Lecture to analyze true cost of technology

Nathan Paulson

If students added up the initial cost of all their electronics, the cost of software and accessories and the cost of the purchases they made using electronics, the total may be surprisingly high.

This is the concern Michael Bugeja, director of the Greenlee School of Journalism and Communication, will detail Wednesday during a lecture at the Memorial Union.

“Critics like to label me as someone who hates technology or someone who is too old to use it,” Bugeja said, as he pointed out more than five electronic utilities in his office. “Do I really look like someone who hates technology?”

The problem is not technology itself, Bugeja said, but how people, particularly students, are conditioned to use technology.

Students should take an inventory of all of their electronics, their access (Internet connection) costs, what they are purchasing through their electronics with a credit card, the interest on that credit card and then they will get an idea of what they are actually paying to be a part of a digital world, Bugeja said.
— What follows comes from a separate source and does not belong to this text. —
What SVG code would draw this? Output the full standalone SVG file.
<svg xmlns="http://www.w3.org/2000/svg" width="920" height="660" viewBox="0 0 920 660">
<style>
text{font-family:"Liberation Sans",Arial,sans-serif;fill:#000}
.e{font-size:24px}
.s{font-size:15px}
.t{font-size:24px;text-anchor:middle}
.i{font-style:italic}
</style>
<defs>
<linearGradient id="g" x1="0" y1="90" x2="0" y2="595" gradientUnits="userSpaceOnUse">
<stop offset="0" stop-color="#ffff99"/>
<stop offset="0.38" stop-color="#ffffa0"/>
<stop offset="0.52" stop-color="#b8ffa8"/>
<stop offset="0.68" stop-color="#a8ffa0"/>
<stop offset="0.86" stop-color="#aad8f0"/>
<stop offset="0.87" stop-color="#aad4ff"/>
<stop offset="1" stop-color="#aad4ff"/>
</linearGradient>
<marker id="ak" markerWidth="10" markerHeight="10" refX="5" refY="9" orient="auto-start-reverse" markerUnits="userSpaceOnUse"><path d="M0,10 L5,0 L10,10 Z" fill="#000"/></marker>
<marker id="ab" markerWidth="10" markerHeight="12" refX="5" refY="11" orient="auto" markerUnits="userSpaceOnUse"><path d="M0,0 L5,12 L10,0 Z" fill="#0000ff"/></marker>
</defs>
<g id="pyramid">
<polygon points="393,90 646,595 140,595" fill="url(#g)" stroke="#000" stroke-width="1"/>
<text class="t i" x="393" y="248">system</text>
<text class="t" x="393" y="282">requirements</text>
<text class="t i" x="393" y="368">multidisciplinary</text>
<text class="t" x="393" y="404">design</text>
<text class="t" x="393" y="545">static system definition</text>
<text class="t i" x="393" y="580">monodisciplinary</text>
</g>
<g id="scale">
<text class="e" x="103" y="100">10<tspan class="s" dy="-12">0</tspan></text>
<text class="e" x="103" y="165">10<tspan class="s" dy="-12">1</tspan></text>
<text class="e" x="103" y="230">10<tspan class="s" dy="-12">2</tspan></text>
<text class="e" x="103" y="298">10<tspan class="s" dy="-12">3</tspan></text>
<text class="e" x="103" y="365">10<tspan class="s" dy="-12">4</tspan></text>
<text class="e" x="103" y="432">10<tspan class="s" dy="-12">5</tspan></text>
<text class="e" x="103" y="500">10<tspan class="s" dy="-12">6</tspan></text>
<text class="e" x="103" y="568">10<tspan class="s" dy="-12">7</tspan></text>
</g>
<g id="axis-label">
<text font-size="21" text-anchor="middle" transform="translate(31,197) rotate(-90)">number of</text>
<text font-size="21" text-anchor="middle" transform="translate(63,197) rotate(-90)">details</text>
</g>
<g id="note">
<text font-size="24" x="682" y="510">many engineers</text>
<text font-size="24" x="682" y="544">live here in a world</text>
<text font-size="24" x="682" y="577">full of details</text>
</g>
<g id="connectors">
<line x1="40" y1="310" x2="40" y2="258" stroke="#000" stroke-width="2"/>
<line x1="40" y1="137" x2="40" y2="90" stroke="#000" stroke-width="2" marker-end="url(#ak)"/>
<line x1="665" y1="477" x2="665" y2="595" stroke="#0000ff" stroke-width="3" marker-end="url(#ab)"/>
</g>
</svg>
In an ongoing online survey at www.jlmc.iastate.edu, responses have thus far indicated that 20 percent of students have made online purchases during class.

“I want to make sure students are getting the most out of their education for the money they are paying,” Bugeja said.

Bugeja said students have become conditioned to a digital instant-gratification process.

It used to be the student demographic was impossible for marketers to locate and market to. But marketers have found ways, through electronics, to not only to market to, but through GPS technology, know exactly where you are at any given time, Bugeja said.

Bugeja’s lecture is at 8 p.m. Wednesday in the Sun Room of the Memorial Union.